We could make sure this last script runs by adding snakemake -np data/amino_acid.txt to snakemake.sh. Or, for simplicity, we can use the special rule all.
The input of the all rule will always be created when run by Snakemake. This can be useful when multiple outputs are required, or a single rule ran many times. If we wanted the output of both rules we would add:
rule all:
input:
amino_acid_file = work_dir+'/data/amino_acid.txt',
output_file_1 = work_dir+"/output_file"
This adds simplicity as the working directory doesn't need to be added outside of the snakefile.
Wildcards propagate a parameter through multiple rules until the final rule is satisfied. Instead of writing the rule each time we need, we can make use of wildcards.
Suppose we don't want to just find the 9th codon, but for some reason we want the 9th, 11th, and 13th. First we can make the name of the output file reflects which codon is being sliced out:
rule return_codon:
params:
nucs = ['A', 'T', 'C', 'G'],
i = lambda wildcards, output: output[0].split("_")[-2]
output:
special_codon = work_dir+'/data/codon_list_{i}_slice.txt',
amino_acid_file = work_dir+'/data/amino_acid_{i}_slice.txt'
singularity:
'envs/my_first_singularity.sif'
script:
work_dir+'/scripts/return_codon.py'
In addition, the parameter i now is taken from the output name file via a lambda function. Now whatever the name of the output file is in turn used as a parameter in our Python script.

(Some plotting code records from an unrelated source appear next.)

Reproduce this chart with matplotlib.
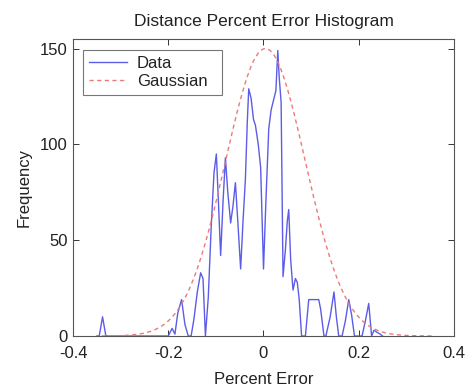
import numpy as np
import matplotlib
matplotlib.use("Agg")
import matplotlib.pyplot as plt

plt.rcParams['font.family'] = ['Liberation Sans', 'DejaVu Sans']

# Histogram trace (percent error bin position, count)
data_x = [-0.350, -0.345, -0.338, -0.331, -0.200, -0.192, -0.186, -0.180, -0.172,
          -0.165, -0.158, -0.152, -0.146, -0.139, -0.132, -0.127, -0.122, -0.116,
          -0.110, -0.104, -0.099, -0.095, -0.090, -0.085, -0.080, -0.075, -0.069,
          -0.064, -0.059, -0.054, -0.048, -0.043, -0.038, -0.034, -0.031, -0.026,
          -0.021, -0.017, -0.011, -0.006, 0.000, 0.005, 0.011, 0.016, 0.021, 0.026,
          0.030, 0.033, 0.037, 0.041, 0.046, 0.050, 0.053, 0.057, 0.062, 0.067,
          0.071, 0.075, 0.080, 0.088, 0.095, 0.103, 0.110, 0.116, 0.120, 0.127,
          0.131, 0.140, 0.148, 0.153, 0.158, 0.165, 0.172, 0.179, 0.185, 0.191,
          0.207, 0.214, 0.221, 0.227, 0.232, 0.238, 0.245, 0.250]
data_y = [0, 0, 10, 0, 0, 4, 1, 12, 19,
          6, 0, 0, 9, 23, 33, 30, 0, 20,
          56, 85, 95, 72, 42, 70, 93, 75, 59,
          68, 80, 60, 35, 60, 82, 112, 129, 124,
          113, 110, 100, 88, 35, 70, 108, 118, 123, 128,
          149, 135, 122, 31, 45, 60, 66, 40, 24, 30,
          28, 19, 0, 0, 19, 19, 19, 19, 14, 0,
          0, 10, 23, 10, 0, 0, 8, 19, 11, 0,
          0, 8, 17, 0, 3, 2, 1, 0]

# Gaussian fit parameters
gauss_peak = 150
gauss_mean = 0.004
gauss_sigma = 0.084
gauss_range = (-0.34, 0.36)

x_ticks = [-0.4, -0.2, 0, 0.2, 0.4]
x_ticklabels = ['-0.4', '-0.2', '0', '0.2', '0.4']
y_ticks = [0, 50, 100, 150]

fig = plt.figure(figsize=(4.66, 3.86), dpi=100)
fig.patch.set_facecolor('white')
ax = fig.add_axes([0.1567, 0.1295, 0.8175, 0.7695])

ax.plot(data_x, data_y, color='#5c5ce8', lw=1.0, label='Data')
gx = np.linspace(gauss_range[0], gauss_range[1], 300)
gy = gauss_peak * np.exp(-(gx - gauss_mean) ** 2 / (2 * gauss_sigma ** 2))
ax.plot(gx, gy, color='#ec7a7a', lw=1.0, ls=(0, (3, 2.5)), label='Gaussian')

ax.set_xlim(-0.4, 0.4)
ax.set_ylim(0, 155)
ax.set_xticks(x_ticks)
ax.set_xticklabels(x_ticklabels)
ax.set_yticks(y_ticks)
ax.tick_params(direction='in', length=4, width=0.7, colors='#333333',
               labelcolor='#222222', labelsize=12, top=True, right=True)
ax.tick_params(axis='x', pad=7)
ax.tick_params(axis='y', pad=4)
for s in ax.spines.values():
    s.set_color('#555555')
    s.set_linewidth(0.8)

ax.set_title('Distance Percent Error Histogram', fontsize=12.5, color='#222222', pad=9)
ax.set_xlabel('Percent Error', fontsize=12, color='#222222', labelpad=8)
ax.set_ylabel('Frequency', fontsize=12, color='#222222', labelpad=6)

leg = ax.legend(loc='upper left', bbox_to_anchor=(0.026, 0.0, 0.365, 0.963),
                mode='expand', fontsize=12,
                frameon=True, fancybox=False, handlelength=2.3, handletextpad=0.6,
                borderpad=0.35, labelspacing=0.2, borderaxespad=0)
leg.get_frame().set_edgecolor('#555555')
leg.get_frame().set_linewidth(0.8)
for t in leg.get_texts():
    t.set_color('#222222')

fig.savefig('out.png', dpi=100, facecolor='white')
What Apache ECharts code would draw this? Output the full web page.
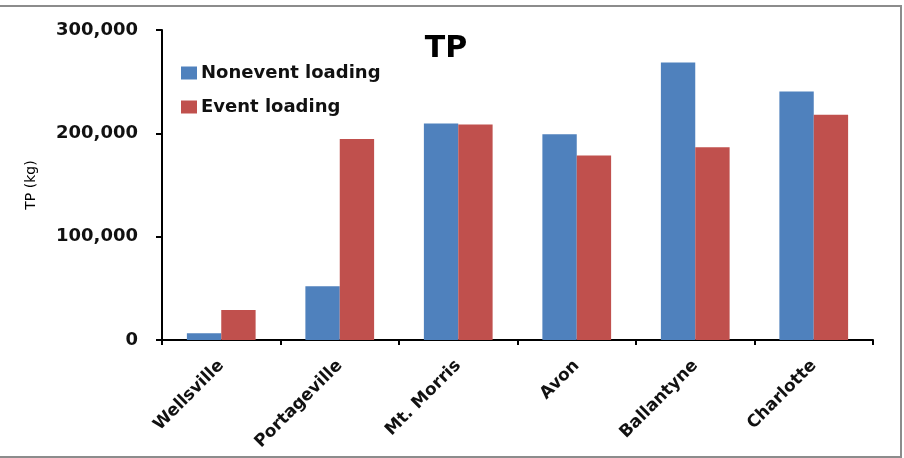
<!DOCTYPE html>
<html>
<head>
<meta charset="utf-8">
<style>
  html, body { margin: 0; padding: 0; background: #ffffff; }
  #chart { width: 904px; height: 458px; }
</style>
<script src="https://cdn.jsdelivr.net/npm/echarts@6/dist/echarts.min.js"></script>
</head>
<body>
<div id="chart"></div>
<script>
// Sampling sites along the river
const sites = ['Wellsville', 'Portageville', 'Mt. Morris', 'Avon', 'Ballantyne', 'Charlotte'];
// Total phosphorus loads (kg)
const nonevent = [6500, 52000, 209500, 199000, 268500, 240500];
const eventLoad = [29000, 194500, 208500, 178500, 186500, 218000];

const FONT = '"DejaVu Sans", sans-serif';
const chart = echarts.init(document.getElementById('chart'), null, { renderer: 'canvas' });

chart.setOption({
  backgroundColor: '#ffffff',
  animation: false,
  title: {
    text: 'TP',
    left: 441,
    top: 29,
    textAlign: 'center',
    textStyle: { fontFamily: FONT, fontWeight: 'bold', fontSize: 30, color: '#000' }
  },
  legend: {
    orient: 'vertical',
    left: 176,
    top: 59,
    itemGap: 16,
    itemWidth: 16,
    itemHeight: 13,
    icon: 'rect',
    textStyle: { fontFamily: FONT, fontWeight: 'bold', fontSize: 18, color: '#111', padding: [0, 0, 0, -1] },
    data: ['Nonevent loading', 'Event loading']
  },
  grid: { left: 162, right: 31, top: 30, bottom: 118, containLabel: false },
  xAxis: {
    type: 'category',
    data: sites,
    axisLine: { lineStyle: { color: '#000', width: 2 } },
    axisTick: { show: true, length: 5, lineStyle: { color: '#000', width: 2 }, alignWithLabel: false },
    axisLabel: {
      rotate: 45,
      margin: 23,
      fontFamily: FONT,
      fontWeight: 'bold',
      fontSize: 17,
      color: '#111'
    }
  },
  yAxis: {
    type: 'value',
    min: 0,
    max: 300000,
    interval: 100000,
    name: 'TP (kg)',
    nameLocation: 'middle',
    nameGap: 124,
    nameRotate: 90,
    nameTextStyle: { fontFamily: FONT, fontWeight: 'normal', fontSize: 14, color: '#000' },
    axisLine: { show: true, lineStyle: { color: '#000', width: 2 } },
    axisTick: { show: true, inside: false, length: 6, lineStyle: { color: '#000', width: 2 } },
    splitLine: { show: false },
    axisLabel: {
      margin: 24,
      fontFamily: FONT,
      fontWeight: 'bold',
      fontSize: 18,
      color: '#111',
      formatter: v => v.toLocaleString('en-US')
    }
  },
  series: [
    {
      name: 'Nonevent loading',
      type: 'bar',
      data: nonevent,
      barGap: '0%',
      barCategoryGap: '42%',
      itemStyle: { color: '#4f81bd' }
    },
    {
      name: 'Event loading',
      type: 'bar',
      data: eventLoad,
      itemStyle: { color: '#c0504d' }
    }
  ],
  graphic: [
    {
      type: 'rect',
      shape: { x: -3, y: 6, width: 904, height: 451 },
      style: { fill: null, stroke: '#8c8c8c', lineWidth: 2 },
      silent: true
    }
  ]
});
</script>
</body>
</html>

To run our script on all three codons, we can make a new rule that concatenates files using the bash cat function:
rule concat_codons:
input:
special_codon = expand(
work_dir+'/data/codon_list_{i}.txt',
i = [9, 11, 13]
)
output:
all_codons = work_dir+'/data/codon_list_all.txt'
shell:
"""
cat special_codon > all_codons
"""
The function expand is extremely useful; it returns a list of files where the list of values after the string are fed into the wildcard location of the string. In this case this would result:
special_codon =[work_dir+'/data/codon_list_9.txt', work_dir+'/data/codon_list_11.txt', work_dir+'/data/codon_list_13.txt']
The output of this rule can be fed into the rule all now:
rule all:
input:
all_codons = work_dir+'/data/codon_list_all.txt'
The rules return_codon would run once for each value of i, and once all the output files are created concat_codons would run, followed by rule all finalizing once it's input has been satisfied.
There are many more additions to Snakemake to improve useability (config files, using GPU resources, modularization) but these tend to be more use-case dependent. This is a good starting place to start converting code into a trackable format which allows for interoperability and reproducibility.